**To be done**
All of the data that follows should be retyped exactly, please, except the pictures.
○ ○ ○ ○ ○ ○ ○
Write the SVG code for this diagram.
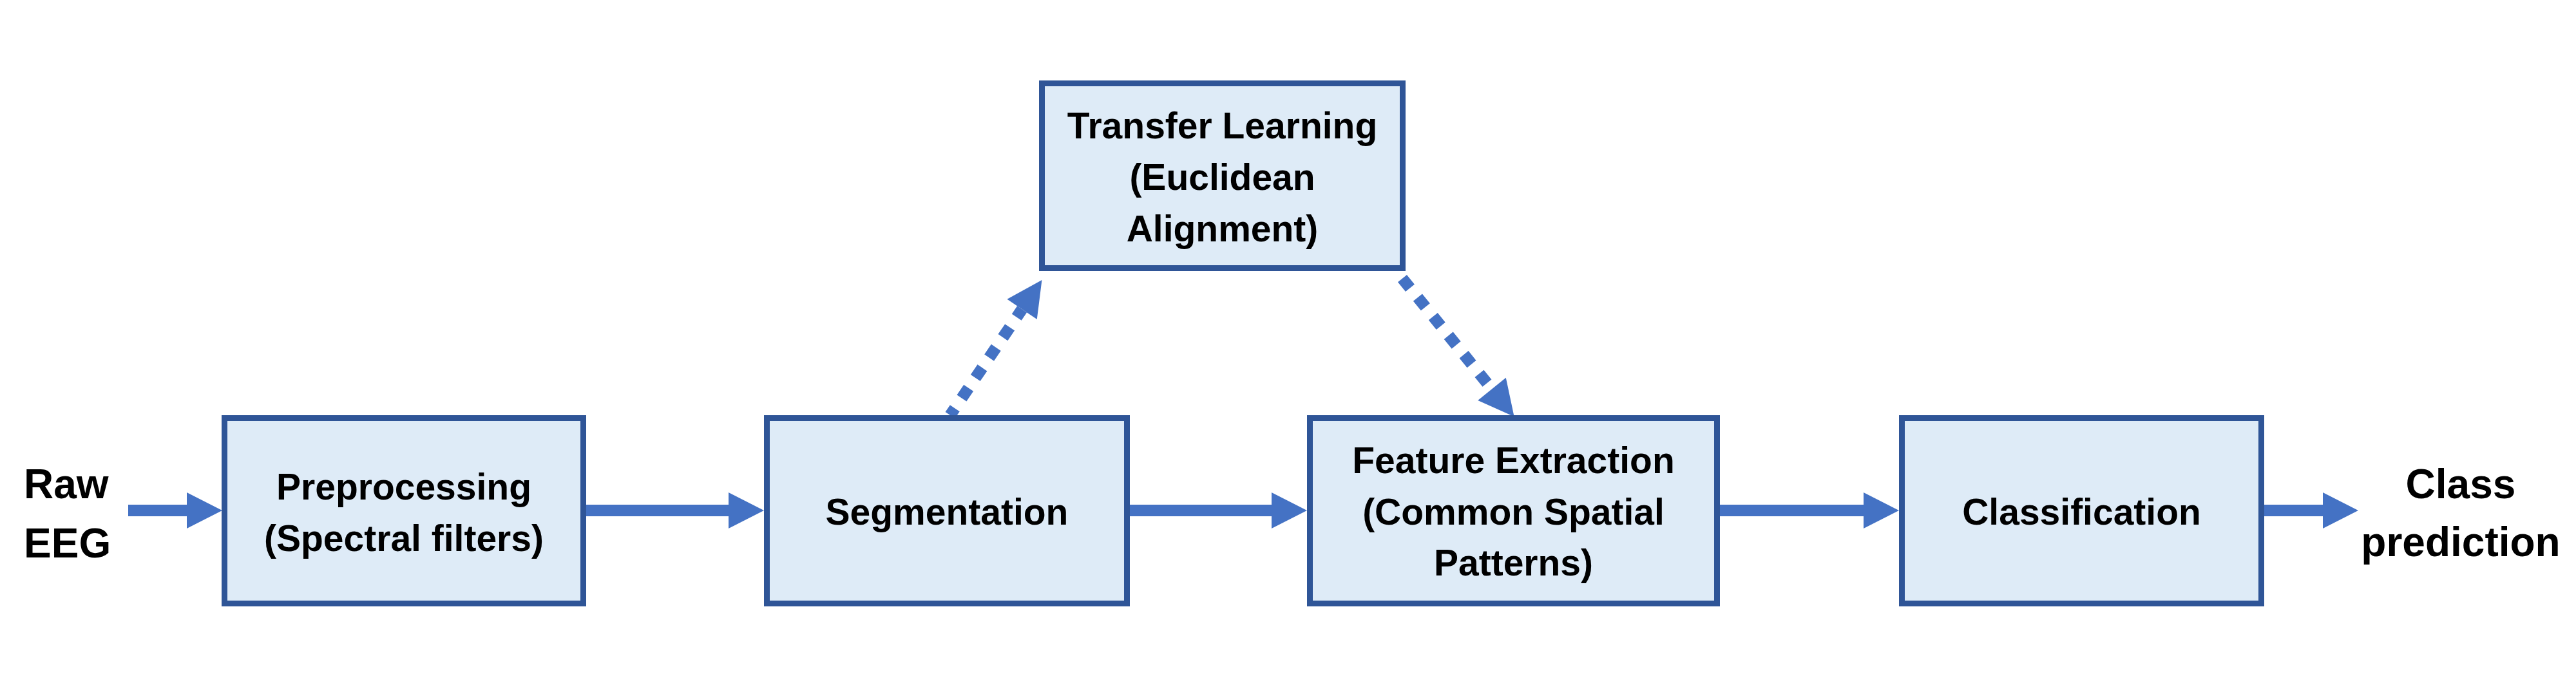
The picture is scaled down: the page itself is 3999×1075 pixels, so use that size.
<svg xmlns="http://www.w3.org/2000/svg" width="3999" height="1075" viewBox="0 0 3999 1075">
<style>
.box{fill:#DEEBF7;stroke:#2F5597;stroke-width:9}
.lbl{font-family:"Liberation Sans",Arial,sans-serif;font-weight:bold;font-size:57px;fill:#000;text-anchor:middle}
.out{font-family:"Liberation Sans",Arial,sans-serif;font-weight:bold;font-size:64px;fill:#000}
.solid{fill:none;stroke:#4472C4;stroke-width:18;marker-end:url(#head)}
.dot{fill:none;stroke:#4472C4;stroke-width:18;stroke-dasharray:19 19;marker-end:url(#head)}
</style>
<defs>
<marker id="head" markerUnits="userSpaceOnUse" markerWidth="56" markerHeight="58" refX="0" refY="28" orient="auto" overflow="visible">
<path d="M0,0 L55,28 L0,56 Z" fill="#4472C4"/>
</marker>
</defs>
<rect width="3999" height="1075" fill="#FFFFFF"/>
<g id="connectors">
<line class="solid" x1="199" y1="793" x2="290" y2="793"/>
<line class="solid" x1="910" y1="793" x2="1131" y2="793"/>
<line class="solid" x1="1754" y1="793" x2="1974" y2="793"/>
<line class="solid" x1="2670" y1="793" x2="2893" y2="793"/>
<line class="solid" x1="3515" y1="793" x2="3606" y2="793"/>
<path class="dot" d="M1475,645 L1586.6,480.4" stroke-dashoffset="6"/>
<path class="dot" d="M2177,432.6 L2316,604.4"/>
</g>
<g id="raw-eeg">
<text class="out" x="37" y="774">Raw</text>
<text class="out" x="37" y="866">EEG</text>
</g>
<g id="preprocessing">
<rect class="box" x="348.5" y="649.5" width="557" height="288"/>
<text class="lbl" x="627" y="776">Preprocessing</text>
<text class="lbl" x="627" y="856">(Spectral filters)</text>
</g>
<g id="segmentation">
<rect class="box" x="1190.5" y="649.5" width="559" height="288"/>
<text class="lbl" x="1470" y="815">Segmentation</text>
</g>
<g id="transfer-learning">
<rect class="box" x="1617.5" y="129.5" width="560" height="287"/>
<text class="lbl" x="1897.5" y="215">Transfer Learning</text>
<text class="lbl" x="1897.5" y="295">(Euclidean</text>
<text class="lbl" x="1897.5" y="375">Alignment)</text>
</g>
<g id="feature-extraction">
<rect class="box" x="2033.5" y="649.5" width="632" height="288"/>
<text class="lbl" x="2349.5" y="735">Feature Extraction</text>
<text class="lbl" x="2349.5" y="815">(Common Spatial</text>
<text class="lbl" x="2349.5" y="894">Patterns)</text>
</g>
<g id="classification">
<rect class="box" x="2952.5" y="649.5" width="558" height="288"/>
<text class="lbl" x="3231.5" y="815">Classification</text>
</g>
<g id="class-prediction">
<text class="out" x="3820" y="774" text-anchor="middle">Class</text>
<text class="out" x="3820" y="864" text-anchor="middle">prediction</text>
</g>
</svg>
○ ○ ○ ○ ○ ○ ○
**Result**
Write the SVG code for this diagram.
The picture is scaled down: the page itself is 3999×1075 pixels, so use that size.
<svg xmlns="http://www.w3.org/2000/svg" width="3999" height="1075" viewBox="0 0 3999 1075">
<style>
.box{fill:#DEEBF7;stroke:#2F5597;stroke-width:9}
.lbl{font-family:"Liberation Sans",Arial,sans-serif;font-weight:bold;font-size:57px;fill:#000;text-anchor:middle}
.out{font-family:"Liberation Sans",Arial,sans-serif;font-weight:bold;font-size:64px;fill:#000}
.solid{fill:none;stroke:#4472C4;stroke-width:18;marker-end:url(#head)}
.dot{fill:none;stroke:#4472C4;stroke-width:18;stroke-dasharray:19 19;marker-end:url(#head)}
</style>
<defs>
<marker id="head" markerUnits="userSpaceOnUse" markerWidth="56" markerHeight="58" refX="0" refY="28" orient="auto" overflow="visible">
<path d="M0,0 L55,28 L0,56 Z" fill="#4472C4"/>
</marker>
</defs>
<rect width="3999" height="1075" fill="#FFFFFF"/>
<g id="connectors">
<line class="solid" x1="199" y1="793" x2="290" y2="793"/>
<line class="solid" x1="910" y1="793" x2="1131" y2="793"/>
<line class="solid" x1="1754" y1="793" x2="1974" y2="793"/>
<line class="solid" x1="2670" y1="793" x2="2893" y2="793"/>
<line class="solid" x1="3515" y1="793" x2="3606" y2="793"/>
<path class="dot" d="M1475,645 L1586.6,480.4" stroke-dashoffset="6"/>
<path class="dot" d="M2177,432.6 L2316,604.4"/>
</g>
<g id="raw-eeg">
<text class="out" x="37" y="774">Raw</text>
<text class="out" x="37" y="866">EEG</text>
</g>
<g id="preprocessing">
<rect class="box" x="348.5" y="649.5" width="557" height="288"/>
<text class="lbl" x="627" y="776">Preprocessing</text>
<text class="lbl" x="627" y="856">(Spectral filters)</text>
</g>
<g id="segmentation">
<rect class="box" x="1190.5" y="649.5" width="559" height="288"/>
<text class="lbl" x="1470" y="815">Segmentation</text>
</g>
<g id="transfer-learning">
<rect class="box" x="1617.5" y="129.5" width="560" height="287"/>
<text class="lbl" x="1897.5" y="215">Transfer Learning</text>
<text class="lbl" x="1897.5" y="295">(Euclidean</text>
<text class="lbl" x="1897.5" y="375">Alignment)</text>
</g>
<g id="feature-extraction">
<rect class="box" x="2033.5" y="649.5" width="632" height="288"/>
<text class="lbl" x="2349.5" y="735">Feature Extraction</text>
<text class="lbl" x="2349.5" y="815">(Common Spatial</text>
<text class="lbl" x="2349.5" y="894">Patterns)</text>
</g>
<g id="classification">
<rect class="box" x="2952.5" y="649.5" width="558" height="288"/>
<text class="lbl" x="3231.5" y="815">Classification</text>
</g>
<g id="class-prediction">
<text class="out" x="3820" y="774" text-anchor="middle">Class</text>
<text class="out" x="3820" y="864" text-anchor="middle">prediction</text>
</g>
</svg>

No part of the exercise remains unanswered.